- SHORT PROBLEM: Of all the lines here, how many include the string "chart"? Answer with the number only.

>> START THE RECORDS

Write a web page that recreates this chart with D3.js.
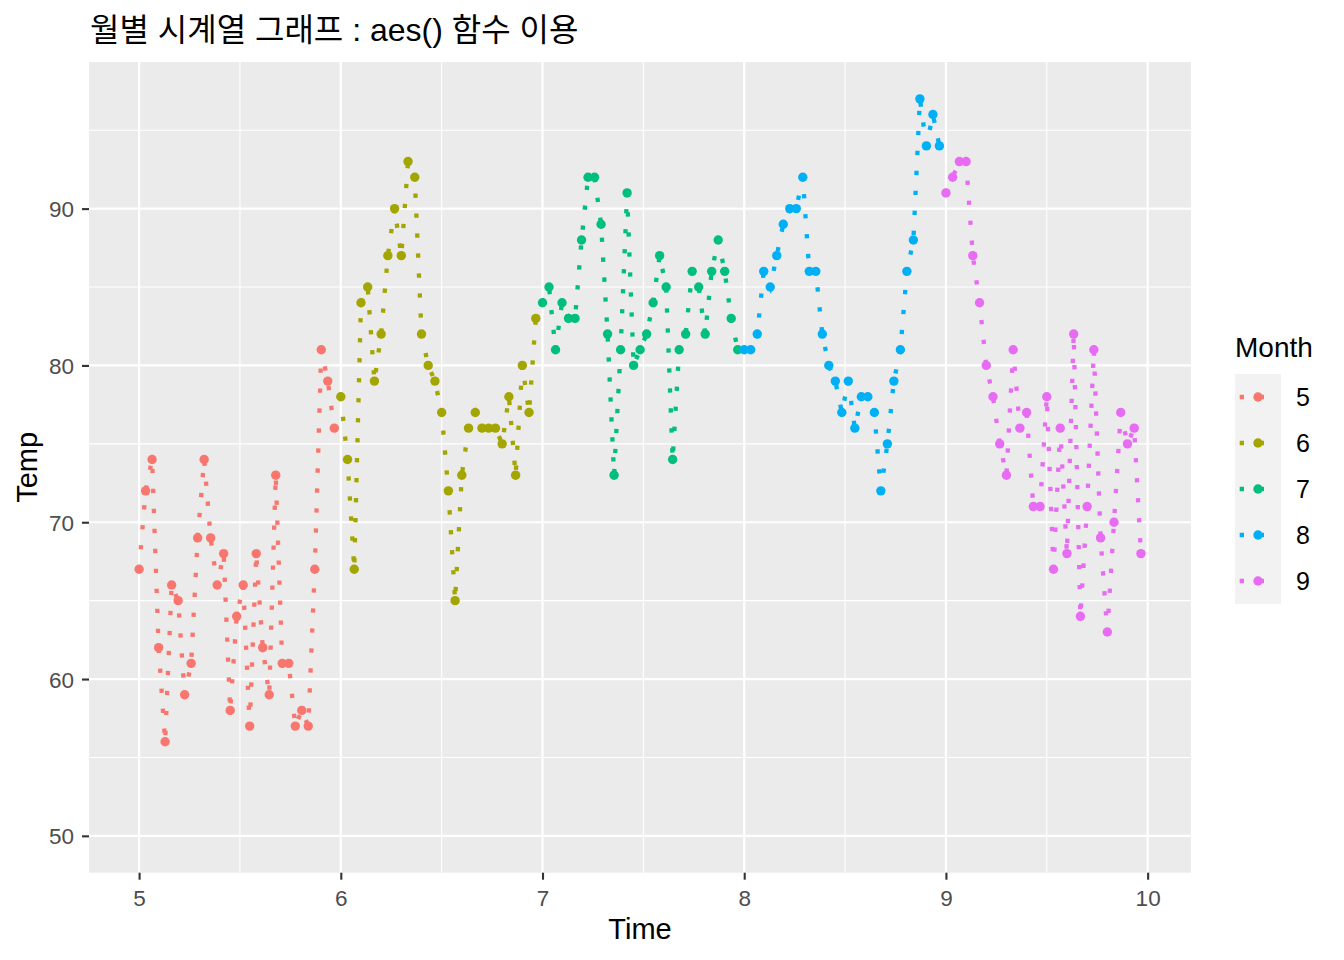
<!DOCTYPE html>
<html><head><meta charset="utf-8">
<script src="https://cdn.jsdelivr.net/npm/d3@7"></script>
<style>body{margin:0;background:#fff}</style>
</head><body>
<svg id="c" width="1344" height="960"></svg>
<script>
const months = [5, 6, 7, 8, 9];
const daysInMonth = [31, 30, 31, 31, 30];
const temp5 = [67,72,74,62,56,66,65,59,61,69,74,69,66,68,58,64,66,57,68,62,59,73,61,61,57,58,57,67,81,79,76];
const temp6 = [78,74,67,84,85,79,82,87,90,87,93,92,82,80,79,77,72,65,73,76,77,76,76,76,75,78,73,80,77,83];
const temp7 = [84,85,81,84,83,83,88,92,92,89,82,73,81,91,80,81,82,84,87,85,74,81,82,86,85,82,86,88,86,83,81];
const temp8 = [81,81,82,86,85,87,89,90,90,92,86,86,82,80,79,77,79,76,78,78,77,72,75,79,81,86,88,97,94,96,94];
const temp9 = [91,92,93,93,87,84,80,78,75,73,81,76,77,71,71,78,67,76,68,82,64,71,81,69,63,70,77,75,76,68];
const temps = [temp5, temp6, temp7, temp8, temp9];
const colors = ["#F8766D", "#A3A500", "#00BF7D", "#00B0F6", "#E76BF3"];
const xTicks = [5, 6, 7, 8, 9, 10];
const yTicks = [50, 60, 70, 80, 90];
const xMinor = [5.5, 6.5, 7.5, 8.5, 9.5];
const yMinor = [55, 65, 75, 85, 95];

const series = months.map((m, i) => ({
  month: m, color: colors[i],
  pts: temps[i].map((t, d) => ({time: m + d / daysInMonth[i], temp: t}))
}));

const svg = d3.select("#c");
const font = "'Liberation Sans', Arial, 'Noto Sans CJK KR', sans-serif";
const L = 89, R = 1191, T = 62, B = 872.7;
const allT = series.flatMap(s => s.pts.map(p => p.time));
const tmin = d3.min(allT), tmax = d3.max(allT);
const ex = (tmax - tmin) * 0.05;
const x = d3.scaleLinear().domain([tmin - ex, tmax + ex]).range([L, R]);
const ylo = 50, yhi = 97, ey = (yhi - ylo) * 0.05;
const y = d3.scaleLinear().domain([ylo - ey, yhi + ey]).range([B, T]);

svg.append("rect").attr("x", L).attr("y", T).attr("width", R - L).attr("height", B - T).attr("fill", "#EBEBEB");
const g = svg.append("g");
g.selectAll(".xm").data(xMinor).join("line").attr("x1", d => x(d)).attr("x2", d => x(d)).attr("y1", T).attr("y2", B).attr("stroke", "#fff").attr("stroke-width", 1.1);
g.selectAll(".ym").data(yMinor).join("line").attr("y1", d => y(d)).attr("y2", d => y(d)).attr("x1", L).attr("x2", R).attr("stroke", "#fff").attr("stroke-width", 1.1);
g.selectAll(".xM").data(xTicks).join("line").attr("x1", d => x(d)).attr("x2", d => x(d)).attr("y1", T).attr("y2", B).attr("stroke", "#fff").attr("stroke-width", 2.2);
g.selectAll(".yM").data(yTicks).join("line").attr("y1", d => y(d)).attr("y2", d => y(d)).attr("x1", L).attr("x2", R).attr("stroke", "#fff").attr("stroke-width", 2.2);

// axes
const xAxis = svg.append("g").attr("transform", `translate(0,${B})`)
  .call(d3.axisBottom(x).tickValues(xTicks).tickSize(7).tickPadding(5).tickFormat(d3.format("d")));
const yAxis = svg.append("g").attr("transform", `translate(${L},0)`)
  .call(d3.axisLeft(y).tickValues(yTicks).tickSize(7).tickPadding(8).tickFormat(d3.format("d")));
[xAxis, yAxis].forEach(a => {
  a.select(".domain").remove();
  a.selectAll(".tick line").attr("stroke", "#333333").attr("stroke-width", 2.1);
  a.selectAll(".tick text").attr("fill", "#4D4D4D").style("font-family", font).style("font-size", "22.5px");
});
xAxis.selectAll(".tick text").attr("y", 33).attr("dy", "0");
yAxis.selectAll(".tick text").attr("dy", "0.36em");

const line = d3.line().x(p => x(p.time)).y(p => y(p.temp));
const plot = svg.append("g");
series.forEach(s => {
  plot.append("path").datum(s.pts).attr("d", line).attr("fill", "none")
    .attr("stroke", s.color).attr("stroke-width", 4.3).attr("stroke-dasharray", "4.3 15.7");
});
series.forEach(s => {
  plot.selectAll(null).data(s.pts).join("circle").attr("cx", p => x(p.time)).attr("cy", p => y(p.temp))
    .attr("r", 4.7).attr("fill", s.color);
});

// titles
svg.append("text").attr("x", 90).attr("y", 41).text("월별 시계열 그래프 : aes() 함수 이용")
  .style("font-family", font).style("font-size", "32px").attr("fill", "#000");
svg.append("text").attr("x", (L + R) / 2).attr("y", 939).attr("text-anchor", "middle").text("Time")
  .style("font-family", font).style("font-size", "29px").attr("fill", "#000");
svg.append("text").attr("transform", `translate(37,${(T + B) / 2}) rotate(-90)`).attr("text-anchor", "middle").text("Temp")
  .style("font-family", font).style("font-size", "29px").attr("fill", "#000");

// legend
const lg = svg.append("g");
lg.append("text").attr("x", 1235).attr("y", 357).text("Month").style("font-family", font).style("font-size", "28px").attr("fill", "#000");
lg.append("rect").attr("x", 1235).attr("y", 374).attr("width", 46).attr("height", 230).attr("fill", "#F2F2F2");
months.forEach((m, i) => {
  const cy = 374 + 23 + i * 46;
  lg.append("line").attr("x1", 1237).attr("x2", 1279).attr("y1", cy).attr("y2", cy)
    .attr("stroke", colors[i]).attr("stroke-width", 4.3).attr("stroke-dasharray", "4.3 15.7").attr("stroke-dashoffset", -2.7);
  lg.append("circle").attr("cx", 1258).attr("cy", cy).attr("r", 4.7).attr("fill", colors[i]);
  lg.append("text").attr("x", 1296).attr("y", cy).attr("dy", "0.36em").text(m)
    .style("font-family", font).style("font-size", "25px").attr("fill", "#000");
});
</script>
</body></html>
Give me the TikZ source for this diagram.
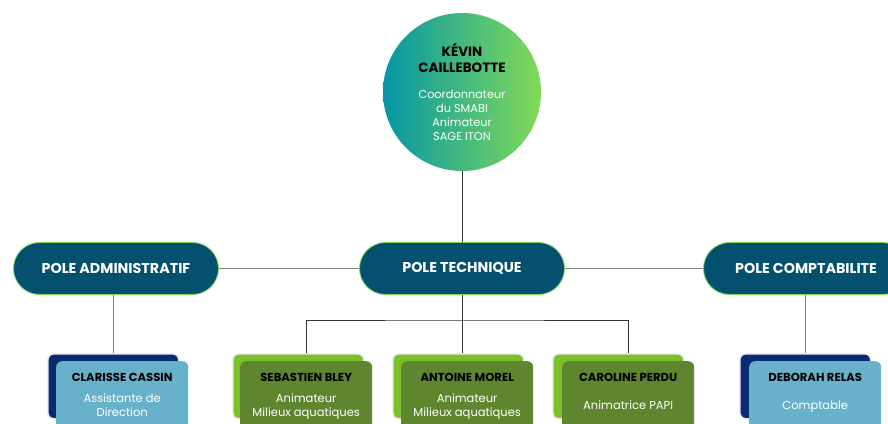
\documentclass[tikz,border=0pt]{standalone}
\usepackage{fontspec}
\setmainfont{Poppins}
\usetikzlibrary{positioning}

\definecolor{poleblue}{HTML}{03506F}
\definecolor{polerim}{HTML}{7ED957}
\definecolor{circteal}{HTML}{0596A8}
\definecolor{circgreen}{HTML}{82DA56}
\definecolor{adminback}{HTML}{0A2A73}
\definecolor{adminfront}{HTML}{67B2CA}
\definecolor{techback}{HTML}{7BC02A}
\definecolor{techfront}{HTML}{5E862E}
\definecolor{linegray}{HTML}{808080}
\definecolor{stemgray}{HTML}{333333}

\tikzset{
  chief/.style={circle, minimum size=158pt, inner sep=0pt, left color=circteal,
    right color=circgreen, align=center, text=white,
    font=\fontsize{11.3}{14}\selectfont},
  pole/.style={draw=polerim, line width=0.8pt, fill=poleblue, rounded corners=26pt,
    minimum width=205pt, minimum height=52pt, text=white,
    font=\bfseries\fontsize{14.3}{16}\selectfont},
  backbox/.style={draw=black!8, line width=1.6pt, rounded corners=6pt, anchor=north west,
    minimum width=131pt, minimum height=65pt, inner sep=0pt},
  frontbox/.style={rounded corners=6pt, anchor=north west,
    minimum width=132pt, minimum height=75pt, inner sep=0pt},
  boxtext/.style={align=center, inner sep=0pt, anchor=north, text=white,
    font=\fontsize{11.5}{14}\selectfont},
  link/.style={draw=linegray, line width=1pt},
  stem/.style={draw=stemgray, line width=0.8pt}
}

\newcommand{\who}[1]{{\color{black}\bfseries\fontsize{11.6}{14}\selectfont #1}}
\newcommand{\bigwho}{\color{black}\bfseries\fontsize{13.5}{17}\selectfont}

\begin{document}
\begin{tikzpicture}[x=1pt, y=-1pt]
  \useasboundingbox (0,0) rectangle (888,423);
  \clip (0,0) rectangle (888,423);

  % coordonnateur
  \node[chief] (kevin) at (462,92) {\bigwho KÉVIN\\[2pt]\bigwho CAILLEBOTTE\\[12pt]
    Coordonnateur\\du SMABI\\Animateur\\SAGE ITON};

  % poles
  \node[pole] (admin) at (116,268.5) {POLE ADMINISTRATIF};
  \node[pole] (tech) at (462,268.5) {POLE TECHNIQUE};
  \node[pole] (compta) at (806,268.5) {POLE COMPTABILITE};

  % agents
  \node[backbox, fill=adminback] (clarisseb) at (47,353) {};
  \node[frontbox, fill=adminfront] (clarisse) at (56,361) {};
  \node[backbox, fill=techback] (sebb) at (232,353) {};
  \node[frontbox, fill=techfront] (seb) at (240,361) {};
  \node[backbox, fill=techback] (antoineb) at (392,353) {};
  \node[frontbox, fill=techfront] (antoine) at (401,361) {};
  \node[backbox, fill=techback] (carolineb) at (552,353) {};
  \node[frontbox, fill=techfront] (caroline) at (562,361) {};
  \node[backbox, fill=adminback] (deborahb) at (739,353) {};
  \node[frontbox, fill=adminfront] (deborah) at (749,361) {};

  \node[boxtext, below=12.5pt of clarisse.north] (clarisset) {\who{CLARISSE CASSIN}\\[7pt]Assistante de\\Direction};
  \node[boxtext, below=12.5pt of seb.north] (sebt) {\who{SEBASTIEN BLEY}\\[7pt]Animateur\\Milieux aquatiques};
  \node[boxtext, below=12.5pt of antoine.north] (antoinet) {\who{ANTOINE MOREL}\\[7pt]Animateur\\Milieux aquatiques};
  \node[boxtext, below=12.5pt of caroline.north] (carolinet) {\who{CAROLINE PERDU}\\[14pt]Animatrice PAPI};
  \node[boxtext, below=12.5pt of deborah.north] (deboraht) {\who{DEBORAH RELAS}\\[14pt]Comptable};

  % liaisons
  \coordinate (fork) at (462,320);
  \draw[stem] (kevin.south) -- (tech.north);
  \draw[link] (admin.east) -- (tech.west);
  \draw[link] (tech.east) -- (compta.west);
  \draw[link] (admin.south -| clarisseb.north) -- (clarisseb.north);
  \draw[link] (compta.south -| deborahb.north) -- (deborahb.north);
  \draw[stem] (tech.south) -- (tech.south |- antoineb.north);
  \draw[stem] (seb.north |- sebb.north) |- (fork) -| (caroline.north |- carolineb.north);
\end{tikzpicture}
\end{document}
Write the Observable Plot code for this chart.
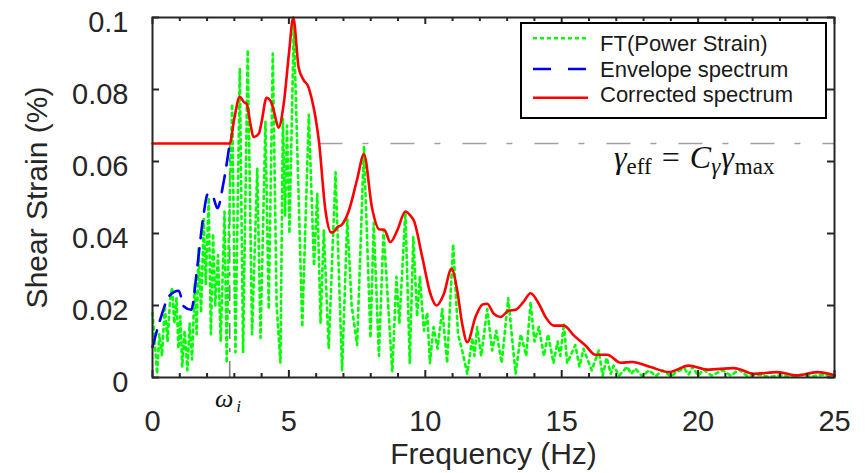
<!DOCTYPE html>
<html><head><meta charset="utf-8">
<script src="https://cdn.jsdelivr.net/npm/d3@7"></script>
<script src="https://cdn.jsdelivr.net/npm/@observablehq/plot@0.6"></script>
<style>
body{margin:0;background:#fff;}
#wrap{position:relative;width:866px;height:473px;}
#ov{position:absolute;left:0;top:0;pointer-events:none;}
</style></head>
<body><div id="wrap"></div>
<script>
// ---- data (frequency Hz, shear strain %) ----
const ftSpectrum = [
 [0.00,0.018],[0.10,0.008],[0.17,0.001],[0.25,0.012],[0.35,0.006],[0.45,0.020],[0.55,0.010],[0.65,0.022],
 [0.72,0.025],[0.80,0.015],[0.88,0.022],[0.95,0.008],[1.02,0.017],[1.09,0.003],[1.18,0.013],[1.28,0.002],
 [1.36,0.015],[1.45,0.005],[1.55,0.026],[1.62,0.012],[1.69,0.036],[1.78,0.018],[1.88,0.044],[1.95,0.026],
 [2.06,0.050],[2.14,0.012],[2.22,0.040],[2.30,0.020],[2.40,0.034],[2.50,0.010],[2.64,0.046],[2.72,0.004],
 [2.80,0.040],[2.92,0.076],[3.04,0.007],[3.20,0.086],[3.32,0.007],[3.49,0.091],[3.65,0.012],[3.84,0.058],
 [3.96,0.011],[4.14,0.071],[4.26,0.019],[4.41,0.090],[4.55,0.020],[4.69,0.004],[4.78,0.072],[4.86,0.045],
 [4.93,0.070],[5.02,0.040],[5.18,0.098],[5.49,0.014],[5.73,0.073],[5.92,0.031],[6.04,0.051],[6.16,0.015],
 [6.28,0.041],[6.46,0.008],[6.71,0.057],[6.95,0.002],[7.14,0.044],[7.30,0.020],[7.50,0.009],[7.75,0.064],
 [7.99,0.011],[8.11,0.043],[8.30,0.006],[8.47,0.041],[8.79,0.0015],[8.94,0.028],[9.05,0.015],[9.27,0.046],
 [9.43,0.004],[9.56,0.039],[9.70,0.017],[9.80,0.028],[9.95,0.013],[10.07,0.018],[10.17,0.004],[10.30,0.014],
 [10.45,0.008],[10.62,0.019],[10.80,0.004],[11.02,0.037],[11.20,0.012],[11.35,0.0075],[11.54,0.001],[11.72,0.011],
 [11.80,0.006],[11.90,0.014],[12.05,0.006],[12.27,0.019],[12.45,0.0075],[12.60,0.013],[12.80,0.004],[13.04,0.022],
 [13.31,0.001],[13.50,0.012],[13.70,0.006],[13.86,0.021],[14.00,0.010],[14.16,0.014],[14.35,0.006],[14.50,0.012],
 [14.70,0.004],[14.85,0.010],[14.95,0.006],[15.08,0.015],[15.20,0.004],[15.50,0.009],[15.65,0.003],[15.80,0.008],
 [16.10,0.002],[16.36,0.0075],[16.50,0.0005],[16.65,0.0055],[16.80,0.001],[16.90,0.0033],[17.10,0.0005],[17.40,0.003],
 [17.55,0.001],[17.70,0.0025],[17.95,0.0003],[18.20,0.002],[18.45,0.0004],[18.70,0.002],[19.00,0.0003],[19.20,0.0015],
 [19.50,0.0025],[19.65,0.0008],[19.80,0.003],[20.00,0.0005],[20.20,0.0022],[20.50,0.0005],[20.90,0.002],[21.20,0.0005],
 [21.50,0.0022],[21.80,0.0004],[22.20,0.0008],[22.60,0.0002],[23.00,0.0006],[23.40,0.0002],[23.80,0.0008],[24.20,0.0003],
 [24.60,0.0008],[25.00,0.0002]
];
const envelopeSpectrum = [
 [0,0.0085],[0.3,0.0165],[0.6,0.0225],[0.96,0.0241],[1.15,0.0197],[1.42,0.0188],[1.64,0.0306],[1.85,0.044],
 [2.03,0.051],[2.2,0.0505],[2.38,0.047],[2.6,0.054],[2.83,0.065]
];
const correctedSpectrum = [
 [0,0.065],[2.83,0.065],[3.0,0.072],[3.2,0.078],[3.35,0.0765],[3.45,0.076],[3.6,0.07],[3.7,0.0668],[3.9,0.0678],
 [4.0,0.071],[4.18,0.0777],[4.35,0.0765],[4.45,0.074],[4.62,0.0694],[4.81,0.076],[5.0,0.0898],[5.16,0.1],
 [5.36,0.086],[5.55,0.0825],[5.7,0.081],[5.85,0.077],[5.98,0.072],[6.1,0.0657],[6.34,0.0464],[6.55,0.0403],
 [6.65,0.0405],[6.77,0.0417],[6.95,0.0425],[7.2,0.0464],[7.5,0.055],[7.75,0.062],[8.05,0.047],[8.3,0.0412],
 [8.5,0.041],[8.72,0.0376],[8.97,0.0408],[9.27,0.0461],[9.45,0.045],[9.58,0.0436],[9.89,0.0334],[10.19,0.0232],
 [10.41,0.02],[10.68,0.0232],[10.96,0.0302],[11.17,0.0242],[11.35,0.015],[11.54,0.0098],[11.84,0.0168],[12.1,0.0203],
 [12.27,0.0205],[12.51,0.0177],[12.76,0.0168],[13.06,0.0186],[13.31,0.0188],[13.6,0.021],[13.86,0.0234],[14.16,0.0205],
 [14.41,0.0168],[14.71,0.0144],[15.08,0.0144],[15.44,0.0117],[15.87,0.0089],[16.24,0.0063],[16.67,0.0063],[17.16,0.0041],
 [17.58,0.0043],[18.26,0.0029],[18.93,0.0015],[19.66,0.0033],[20.33,0.0022],[21.31,0.0026],[21.55,0.0022],[22.04,0.001],
 [22.9,0.0015],[23.63,0.0006],[24.36,0.0015],[25,0.0006]
];
const gammaEff = 0.065;      // effective strain level
const omegaI = 2.83;         // transition frequency
const effLineStart = 6.1;    // where the corrected curve drops below gamma_eff
const xTicks = [0,5,10,15,20,25];
const xTickLabels = ["0","5","10","15","20","25"];
const xMinorTicks = [1,2,3,4,6,7,8,9,11,12,13,14,16,17,18,19,21,22,23,24];
const yTicks = [0,0.02,0.04,0.06,0.08,0.1];
const yTickLabels = ["0","0.02","0.04","0.06","0.08","0.1"];
const legendLabels = ["FT(Power Strain)","Envelope spectrum","Corrected spectrum"];
const xLabel = "Frequency (Hz)";
const yLabel = "Shear Strain (%)";

// ---- layout ----
const W = 866, H = 473, mL = 152, mR = 32, mT = 17, mB = 96;
const fw = W - mL - mR, fh = H - mT - mB;
const ink = "#262626";
const cGreen = "#00ff00", cBlue = "#0000ee", cRed = "#ff0000";

const chart = Plot.plot({
  width: W, height: H, marginLeft: mL, marginRight: mR, marginTop: mT, marginBottom: mB,
  x: {domain: [0, 25]},
  y: {domain: [0, 0.1]},
  style: {fontFamily: "'Liberation Sans', Arial, Helvetica, sans-serif", fontSize: "29px", color: ink, background: "#fff", overflow: "visible"},
  marks: [
    Plot.ruleY([gammaEff], {x1: effLineStart, x2: 25, stroke: "#a0a0a0", strokeWidth: 1.6, strokeDasharray: "24,20,6,22"}),
    Plot.ruleX([omegaI], {y1: 0, y2: gammaEff, stroke: "#808080", strokeWidth: 1.6, strokeDasharray: "16,9,4,9"}),
    Plot.line(ftSpectrum, {x: d => d[0], y: d => d[1], stroke: cGreen, strokeWidth: 2.6, strokeDasharray: "3,4"}),
    Plot.line(envelopeSpectrum, {x: d => d[0], y: d => d[1], stroke: cBlue, strokeWidth: 2.6, strokeDasharray: "17,10", curve: "monotone-x"}),
    Plot.line(correctedSpectrum, {x: d => d[0], y: d => d[1], stroke: cRed, strokeWidth: 2.6, curve: "monotone-x"}),
    // inward ticks (box on)
    Plot.tickX(xMinorTicks, {x: d => d, insetTop: fh - 4, stroke: ink, strokeWidth: 2}),
    Plot.tickX(xMinorTicks, {x: d => d, insetBottom: fh - 4, stroke: ink, strokeWidth: 2}),
    Plot.tickX(xTicks, {x: d => d, insetTop: fh - 7, stroke: ink, strokeWidth: 2}),
    Plot.tickX(xTicks, {x: d => d, insetBottom: fh - 7, stroke: ink, strokeWidth: 2}),
    Plot.tickY(yTicks, {y: d => d, insetRight: fw - 7, stroke: ink, strokeWidth: 2}),
    Plot.tickY(yTicks, {y: d => d, insetLeft: fw - 7, stroke: ink, strokeWidth: 2}),
    Plot.frame({stroke: ink, strokeWidth: 2}),
    Plot.axisX(xTicks, {tickSize: 0, tickPadding: 33, tickFormat: d => xTickLabels[xTicks.indexOf(d)], label: null}),
    Plot.axisY(yTicks, {tickSize: 0, tickPadding: 24, dy: 5, tickFormat: d => yTickLabels[yTicks.indexOf(d)], label: null}),
    Plot.text([xLabel], {frameAnchor: "bottom", dy: 86, lineAnchor: "bottom", fontSize: 30, fill: ink}),
    Plot.text([yLabel], {frameAnchor: "left", dx: -115, rotate: -90, textAnchor: "middle", lineAnchor: "middle", fontSize: 30, fill: ink})
  ]
});
const wrap = document.getElementById("wrap");
wrap.appendChild(chart);

// ---- overlay: legend and annotations ----
const ov = d3.select(wrap).append("svg").attr("id", "ov").attr("width", W).attr("height", H);
const lg = ov.append("g").attr("transform", "translate(521,23)");
lg.append("rect").attr("width", 305).attr("height", 95).attr("fill", "#fff").attr("stroke", "#000").attr("stroke-width", 2);
const legendStyles = [
  {color: cGreen, dash: "4,3"},
  {color: cBlue, dash: "18,17"},
  {color: cRed, dash: null}
];
const lineY = [15.3, 46, 74.7], textY = [28.2, 53.7, 78.7];
legendLabels.forEach((lab, i) => {
  const s = legendStyles[i];
  const ln = lg.append("line").attr("x1", 12).attr("x2", 67).attr("y1", lineY[i]).attr("y2", lineY[i])
    .attr("stroke", s.color).attr("stroke-width", 2.6);
  if (s.dash) ln.attr("stroke-dasharray", s.dash);
  lg.append("text").attr("x", 79).attr("y", textY[i]).attr("font-family", "'Liberation Sans', Arial, sans-serif")
    .attr("font-size", 22).attr("fill", "#1a1a1a").text(lab);
});

// gamma_eff = C_gamma gamma_max
const ge = ov.append("text").attr("x", 614).attr("y", 168).attr("font-family", "'Liberation Serif', 'Times New Roman', serif")
  .attr("font-size", 32).attr("fill", "#111");
ge.append("tspan").attr("font-style", "italic").text("γ");
ge.append("tspan").attr("font-size", 23).attr("dy", 6).text("eff");
ge.append("tspan").attr("dy", -6).attr("dx", 10).text("=");
ge.append("tspan").attr("font-style", "italic").attr("dx", 10).text("C");
ge.append("tspan").attr("font-style", "italic").attr("font-size", 23).attr("dy", 6).text("γ");
ge.append("tspan").attr("font-style", "italic").attr("dy", -6).attr("dx", 1).text("γ");
ge.append("tspan").attr("font-size", 23).attr("dy", 6).attr("dx", 1).text("max");

// omega_i
const om = ov.append("text").attr("x", 215).attr("y", 407).attr("font-family", "'Liberation Serif', 'Times New Roman', serif")
  .attr("font-size", 26).attr("font-style", "italic").attr("fill", "#111");
om.append("tspan").text("ω");
om.append("tspan").attr("font-size", 17).attr("dx", 3).attr("dy", 5).text("i");
</script>
</body></html>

>> END THE RECORDS

- SOLUTION: 4